Reply with one number only, the count of lines holding the string "this".

(Source code of charts)
= = =
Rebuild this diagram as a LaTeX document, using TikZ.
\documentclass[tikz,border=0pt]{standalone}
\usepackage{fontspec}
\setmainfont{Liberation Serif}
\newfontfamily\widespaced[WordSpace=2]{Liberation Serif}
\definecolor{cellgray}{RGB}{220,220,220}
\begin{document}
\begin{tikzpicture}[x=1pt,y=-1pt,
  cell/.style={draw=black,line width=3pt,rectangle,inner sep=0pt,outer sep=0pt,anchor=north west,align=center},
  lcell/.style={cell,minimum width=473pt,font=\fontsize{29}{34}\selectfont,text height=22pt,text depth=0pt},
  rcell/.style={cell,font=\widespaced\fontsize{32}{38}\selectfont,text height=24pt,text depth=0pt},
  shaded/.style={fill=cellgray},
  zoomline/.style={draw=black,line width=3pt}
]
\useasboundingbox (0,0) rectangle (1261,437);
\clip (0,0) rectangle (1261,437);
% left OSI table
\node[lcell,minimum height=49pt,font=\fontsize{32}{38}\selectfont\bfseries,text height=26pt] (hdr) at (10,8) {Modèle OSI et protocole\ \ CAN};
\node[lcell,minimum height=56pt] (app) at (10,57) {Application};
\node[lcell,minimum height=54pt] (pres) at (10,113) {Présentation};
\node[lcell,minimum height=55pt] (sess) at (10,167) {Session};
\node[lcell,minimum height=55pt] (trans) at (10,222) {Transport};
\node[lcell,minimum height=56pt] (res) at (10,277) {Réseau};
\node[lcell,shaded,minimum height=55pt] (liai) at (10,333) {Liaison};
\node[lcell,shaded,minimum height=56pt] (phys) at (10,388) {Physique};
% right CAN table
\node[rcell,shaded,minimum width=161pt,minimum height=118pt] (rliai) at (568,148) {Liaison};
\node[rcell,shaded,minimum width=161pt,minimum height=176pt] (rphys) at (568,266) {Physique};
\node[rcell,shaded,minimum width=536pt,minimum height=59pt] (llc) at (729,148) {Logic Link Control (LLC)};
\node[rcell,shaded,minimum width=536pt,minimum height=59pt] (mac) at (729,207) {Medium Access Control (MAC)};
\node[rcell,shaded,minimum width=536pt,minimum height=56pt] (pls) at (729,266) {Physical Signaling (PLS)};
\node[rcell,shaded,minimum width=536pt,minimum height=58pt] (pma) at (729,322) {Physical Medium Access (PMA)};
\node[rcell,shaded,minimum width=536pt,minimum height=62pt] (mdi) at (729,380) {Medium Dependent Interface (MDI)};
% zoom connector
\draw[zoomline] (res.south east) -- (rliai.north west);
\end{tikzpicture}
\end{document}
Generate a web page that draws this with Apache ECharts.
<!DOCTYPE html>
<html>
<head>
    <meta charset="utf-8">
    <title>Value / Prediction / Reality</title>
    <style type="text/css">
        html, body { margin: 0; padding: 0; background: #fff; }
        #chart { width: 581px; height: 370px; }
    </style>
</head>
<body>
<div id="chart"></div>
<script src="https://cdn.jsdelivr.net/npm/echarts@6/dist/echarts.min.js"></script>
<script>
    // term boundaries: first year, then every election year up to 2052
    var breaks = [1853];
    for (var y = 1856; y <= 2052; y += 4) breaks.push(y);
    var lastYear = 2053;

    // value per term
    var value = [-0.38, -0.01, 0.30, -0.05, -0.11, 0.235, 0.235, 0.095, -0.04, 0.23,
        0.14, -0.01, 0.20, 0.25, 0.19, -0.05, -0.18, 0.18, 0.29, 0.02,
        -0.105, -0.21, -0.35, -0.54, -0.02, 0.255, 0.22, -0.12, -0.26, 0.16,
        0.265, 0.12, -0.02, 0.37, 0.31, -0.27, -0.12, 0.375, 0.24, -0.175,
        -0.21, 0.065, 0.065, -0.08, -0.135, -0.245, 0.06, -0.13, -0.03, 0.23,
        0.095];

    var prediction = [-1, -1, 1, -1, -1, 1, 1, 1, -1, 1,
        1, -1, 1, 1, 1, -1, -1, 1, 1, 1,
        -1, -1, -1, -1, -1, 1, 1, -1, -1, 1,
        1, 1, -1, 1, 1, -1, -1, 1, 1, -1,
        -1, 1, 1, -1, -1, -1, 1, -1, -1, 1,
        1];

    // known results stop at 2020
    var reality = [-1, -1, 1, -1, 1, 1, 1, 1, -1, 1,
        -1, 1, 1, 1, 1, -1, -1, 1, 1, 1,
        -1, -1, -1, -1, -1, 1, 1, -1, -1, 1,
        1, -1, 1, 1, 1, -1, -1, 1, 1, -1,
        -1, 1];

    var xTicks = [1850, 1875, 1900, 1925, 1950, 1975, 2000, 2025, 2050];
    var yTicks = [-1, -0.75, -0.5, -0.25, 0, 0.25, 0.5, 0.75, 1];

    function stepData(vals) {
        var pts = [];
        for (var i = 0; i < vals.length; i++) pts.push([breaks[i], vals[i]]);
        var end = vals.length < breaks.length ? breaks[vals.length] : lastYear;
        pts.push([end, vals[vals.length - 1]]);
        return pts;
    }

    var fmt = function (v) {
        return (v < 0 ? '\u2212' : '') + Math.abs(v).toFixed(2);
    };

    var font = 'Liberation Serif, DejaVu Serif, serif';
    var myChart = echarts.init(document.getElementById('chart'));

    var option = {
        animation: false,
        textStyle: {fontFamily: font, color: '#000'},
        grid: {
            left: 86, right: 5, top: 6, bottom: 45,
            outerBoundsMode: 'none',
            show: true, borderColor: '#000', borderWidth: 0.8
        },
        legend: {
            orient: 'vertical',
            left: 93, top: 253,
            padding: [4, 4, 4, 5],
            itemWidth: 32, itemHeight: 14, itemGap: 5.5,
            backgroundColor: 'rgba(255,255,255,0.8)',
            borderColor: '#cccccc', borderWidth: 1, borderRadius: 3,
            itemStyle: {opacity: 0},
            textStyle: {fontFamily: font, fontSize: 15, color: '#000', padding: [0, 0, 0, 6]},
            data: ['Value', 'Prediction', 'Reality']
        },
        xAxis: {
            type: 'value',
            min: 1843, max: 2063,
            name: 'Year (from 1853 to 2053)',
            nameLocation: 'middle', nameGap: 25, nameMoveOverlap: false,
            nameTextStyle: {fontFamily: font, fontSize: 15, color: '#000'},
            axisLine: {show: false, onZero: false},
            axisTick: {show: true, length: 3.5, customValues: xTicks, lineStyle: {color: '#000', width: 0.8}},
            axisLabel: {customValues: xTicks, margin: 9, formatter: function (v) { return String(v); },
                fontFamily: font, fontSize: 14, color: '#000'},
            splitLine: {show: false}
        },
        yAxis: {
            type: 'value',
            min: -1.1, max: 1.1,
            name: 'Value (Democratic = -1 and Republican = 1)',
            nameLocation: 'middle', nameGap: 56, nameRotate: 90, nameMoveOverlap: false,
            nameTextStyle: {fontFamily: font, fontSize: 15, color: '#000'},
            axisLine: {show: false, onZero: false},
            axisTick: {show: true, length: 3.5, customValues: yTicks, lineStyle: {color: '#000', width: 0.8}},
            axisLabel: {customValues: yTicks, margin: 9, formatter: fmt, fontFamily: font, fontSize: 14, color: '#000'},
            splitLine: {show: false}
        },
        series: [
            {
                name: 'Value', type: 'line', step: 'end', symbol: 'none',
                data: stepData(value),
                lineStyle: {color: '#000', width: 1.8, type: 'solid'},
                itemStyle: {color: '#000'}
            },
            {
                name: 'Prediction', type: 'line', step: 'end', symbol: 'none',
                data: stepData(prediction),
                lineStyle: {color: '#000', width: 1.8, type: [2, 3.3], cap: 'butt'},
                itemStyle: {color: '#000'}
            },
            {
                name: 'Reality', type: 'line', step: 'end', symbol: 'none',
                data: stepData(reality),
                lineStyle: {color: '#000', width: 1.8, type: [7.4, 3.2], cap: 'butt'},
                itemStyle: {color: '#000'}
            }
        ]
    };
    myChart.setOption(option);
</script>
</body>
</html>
= = =
## COMPLETED EXERCISE
2